**Material provided:**
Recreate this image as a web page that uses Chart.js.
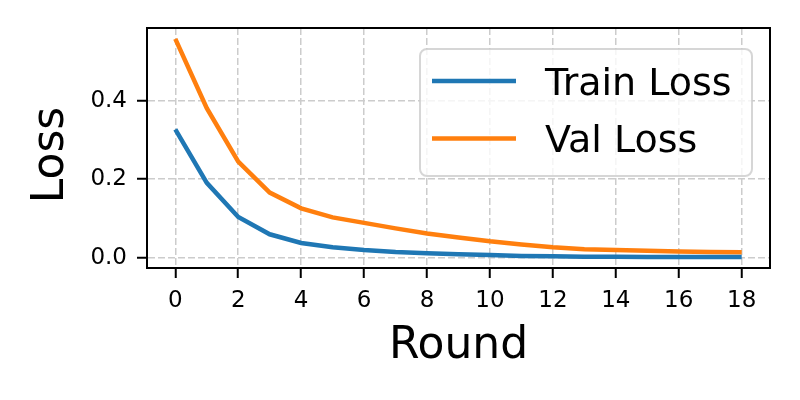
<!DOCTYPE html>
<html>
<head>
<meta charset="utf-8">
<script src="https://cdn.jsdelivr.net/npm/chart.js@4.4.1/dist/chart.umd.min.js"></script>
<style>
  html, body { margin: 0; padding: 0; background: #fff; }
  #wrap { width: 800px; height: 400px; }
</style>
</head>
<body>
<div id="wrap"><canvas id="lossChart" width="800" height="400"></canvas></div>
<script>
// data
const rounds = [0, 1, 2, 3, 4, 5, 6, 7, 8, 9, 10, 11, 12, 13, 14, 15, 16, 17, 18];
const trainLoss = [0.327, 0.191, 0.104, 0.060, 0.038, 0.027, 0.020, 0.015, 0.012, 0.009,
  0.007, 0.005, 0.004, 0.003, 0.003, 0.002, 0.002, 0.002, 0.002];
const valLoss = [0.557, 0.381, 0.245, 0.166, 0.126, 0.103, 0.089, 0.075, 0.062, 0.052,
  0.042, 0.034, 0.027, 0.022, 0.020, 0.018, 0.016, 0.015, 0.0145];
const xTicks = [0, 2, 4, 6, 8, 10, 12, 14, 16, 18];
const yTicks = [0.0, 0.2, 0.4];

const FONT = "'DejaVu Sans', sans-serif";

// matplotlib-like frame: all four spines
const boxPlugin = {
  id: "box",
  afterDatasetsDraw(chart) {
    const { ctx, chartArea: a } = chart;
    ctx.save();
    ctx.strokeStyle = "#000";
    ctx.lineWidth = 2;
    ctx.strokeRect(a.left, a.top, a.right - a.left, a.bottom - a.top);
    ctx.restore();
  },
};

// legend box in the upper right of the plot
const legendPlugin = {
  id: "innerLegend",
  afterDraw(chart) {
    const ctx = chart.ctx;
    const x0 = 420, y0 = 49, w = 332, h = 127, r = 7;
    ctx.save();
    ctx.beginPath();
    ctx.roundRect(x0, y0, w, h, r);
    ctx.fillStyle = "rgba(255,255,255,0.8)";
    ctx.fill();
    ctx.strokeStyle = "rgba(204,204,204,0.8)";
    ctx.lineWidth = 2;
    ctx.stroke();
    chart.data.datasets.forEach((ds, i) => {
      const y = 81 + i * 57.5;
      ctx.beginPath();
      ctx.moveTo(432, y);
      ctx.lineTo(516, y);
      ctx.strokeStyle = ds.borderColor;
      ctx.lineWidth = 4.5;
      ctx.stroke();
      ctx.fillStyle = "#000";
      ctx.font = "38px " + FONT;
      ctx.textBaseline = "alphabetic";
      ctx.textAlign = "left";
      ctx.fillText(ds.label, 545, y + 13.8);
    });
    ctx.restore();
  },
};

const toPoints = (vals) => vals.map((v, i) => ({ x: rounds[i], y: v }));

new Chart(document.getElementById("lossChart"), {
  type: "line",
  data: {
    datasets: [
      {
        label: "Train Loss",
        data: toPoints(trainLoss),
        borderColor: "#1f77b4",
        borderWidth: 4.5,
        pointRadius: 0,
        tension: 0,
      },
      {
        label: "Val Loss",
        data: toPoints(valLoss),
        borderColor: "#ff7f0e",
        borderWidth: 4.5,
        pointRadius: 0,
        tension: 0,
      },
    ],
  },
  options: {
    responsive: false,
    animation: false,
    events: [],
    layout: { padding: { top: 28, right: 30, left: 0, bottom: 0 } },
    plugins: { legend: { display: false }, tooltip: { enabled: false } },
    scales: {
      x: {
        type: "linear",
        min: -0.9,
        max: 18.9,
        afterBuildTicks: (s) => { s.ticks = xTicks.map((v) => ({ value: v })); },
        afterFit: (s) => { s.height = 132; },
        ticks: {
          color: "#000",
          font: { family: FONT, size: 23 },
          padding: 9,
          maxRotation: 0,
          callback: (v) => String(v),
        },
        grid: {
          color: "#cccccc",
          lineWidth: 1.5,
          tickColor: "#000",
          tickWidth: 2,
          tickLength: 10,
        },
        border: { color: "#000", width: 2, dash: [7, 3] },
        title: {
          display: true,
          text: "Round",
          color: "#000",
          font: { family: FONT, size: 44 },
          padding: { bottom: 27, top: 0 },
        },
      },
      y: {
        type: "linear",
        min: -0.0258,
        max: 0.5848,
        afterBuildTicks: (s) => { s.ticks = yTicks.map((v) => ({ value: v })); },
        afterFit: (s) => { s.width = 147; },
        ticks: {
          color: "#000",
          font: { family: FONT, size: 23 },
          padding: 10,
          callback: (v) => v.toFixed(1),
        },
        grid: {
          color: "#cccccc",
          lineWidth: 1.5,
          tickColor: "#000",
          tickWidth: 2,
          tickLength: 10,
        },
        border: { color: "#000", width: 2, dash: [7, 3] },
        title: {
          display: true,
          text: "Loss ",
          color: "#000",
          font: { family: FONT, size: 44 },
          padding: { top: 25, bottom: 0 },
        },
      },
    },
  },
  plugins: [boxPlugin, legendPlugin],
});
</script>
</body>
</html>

**Goal:** Go through the listing above and quote it exactly, apart from its images.

**Output:**
Recreate this image as a web page that uses Chart.js.
<!DOCTYPE html>
<html>
<head>
<meta charset="utf-8">
<script src="https://cdn.jsdelivr.net/npm/chart.js@4.4.1/dist/chart.umd.min.js"></script>
<style>
  html, body { margin: 0; padding: 0; background: #fff; }
  #wrap { width: 800px; height: 400px; }
</style>
</head>
<body>
<div id="wrap"><canvas id="lossChart" width="800" height="400"></canvas></div>
<script>
// data
const rounds = [0, 1, 2, 3, 4, 5, 6, 7, 8, 9, 10, 11, 12, 13, 14, 15, 16, 17, 18];
const trainLoss = [0.327, 0.191, 0.104, 0.060, 0.038, 0.027, 0.020, 0.015, 0.012, 0.009,
  0.007, 0.005, 0.004, 0.003, 0.003, 0.002, 0.002, 0.002, 0.002];
const valLoss = [0.557, 0.381, 0.245, 0.166, 0.126, 0.103, 0.089, 0.075, 0.062, 0.052,
  0.042, 0.034, 0.027, 0.022, 0.020, 0.018, 0.016, 0.015, 0.0145];
const xTicks = [0, 2, 4, 6, 8, 10, 12, 14, 16, 18];
const yTicks = [0.0, 0.2, 0.4];

const FONT = "'DejaVu Sans', sans-serif";

// matplotlib-like frame: all four spines
const boxPlugin = {
  id: "box",
  afterDatasetsDraw(chart) {
    const { ctx, chartArea: a } = chart;
    ctx.save();
    ctx.strokeStyle = "#000";
    ctx.lineWidth = 2;
    ctx.strokeRect(a.left, a.top, a.right - a.left, a.bottom - a.top);
    ctx.restore();
  },
};

// legend box in the upper right of the plot
const legendPlugin = {
  id: "innerLegend",
  afterDraw(chart) {
    const ctx = chart.ctx;
    const x0 = 420, y0 = 49, w = 332, h = 127, r = 7;
    ctx.save();
    ctx.beginPath();
    ctx.roundRect(x0, y0, w, h, r);
    ctx.fillStyle = "rgba(255,255,255,0.8)";
    ctx.fill();
    ctx.strokeStyle = "rgba(204,204,204,0.8)";
    ctx.lineWidth = 2;
    ctx.stroke();
    chart.data.datasets.forEach((ds, i) => {
      const y = 81 + i * 57.5;
      ctx.beginPath();
      ctx.moveTo(432, y);
      ctx.lineTo(516, y);
      ctx.strokeStyle = ds.borderColor;
      ctx.lineWidth = 4.5;
      ctx.stroke();
      ctx.fillStyle = "#000";
      ctx.font = "38px " + FONT;
      ctx.textBaseline = "alphabetic";
      ctx.textAlign = "left";
      ctx.fillText(ds.label, 545, y + 13.8);
    });
    ctx.restore();
  },
};

const toPoints = (vals) => vals.map((v, i) => ({ x: rounds[i], y: v }));

new Chart(document.getElementById("lossChart"), {
  type: "line",
  data: {
    datasets: [
      {
        label: "Train Loss",
        data: toPoints(trainLoss),
        borderColor: "#1f77b4",
        borderWidth: 4.5,
        pointRadius: 0,
        tension: 0,
      },
      {
        label: "Val Loss",
        data: toPoints(valLoss),
        borderColor: "#ff7f0e",
        borderWidth: 4.5,
        pointRadius: 0,
        tension: 0,
      },
    ],
  },
  options: {
    responsive: false,
    animation: false,
    events: [],
    layout: { padding: { top: 28, right: 30, left: 0, bottom: 0 } },
    plugins: { legend: { display: false }, tooltip: { enabled: false } },
    scales: {
      x: {
        type: "linear",
        min: -0.9,
        max: 18.9,
        afterBuildTicks: (s) => { s.ticks = xTicks.map((v) => ({ value: v })); },
        afterFit: (s) => { s.height = 132; },
        ticks: {
          color: "#000",
          font: { family: FONT, size: 23 },
          padding: 9,
          maxRotation: 0,
          callback: (v) => String(v),
        },
        grid: {
          color: "#cccccc",
          lineWidth: 1.5,
          tickColor: "#000",
          tickWidth: 2,
          tickLength: 10,
        },
        border: { color: "#000", width: 2, dash: [7, 3] },
        title: {
          display: true,
          text: "Round",
          color: "#000",
          font: { family: FONT, size: 44 },
          padding: { bottom: 27, top: 0 },
        },
      },
      y: {
        type: "linear",
        min: -0.0258,
        max: 0.5848,
        afterBuildTicks: (s) => { s.ticks = yTicks.map((v) => ({ value: v })); },
        afterFit: (s) => { s.width = 147; },
        ticks: {
          color: "#000",
          font: { family: FONT, size: 23 },
          padding: 10,
          callback: (v) => v.toFixed(1),
        },
        grid: {
          color: "#cccccc",
          lineWidth: 1.5,
          tickColor: "#000",
          tickWidth: 2,
          tickLength: 10,
        },
        border: { color: "#000", width: 2, dash: [7, 3] },
        title: {
          display: true,
          text: "Loss ",
          color: "#000",
          font: { family: FONT, size: 44 },
          padding: { top: 25, bottom: 0 },
        },
      },
    },
  },
  plugins: [boxPlugin, legendPlugin],
});
</script>
</body>
</html>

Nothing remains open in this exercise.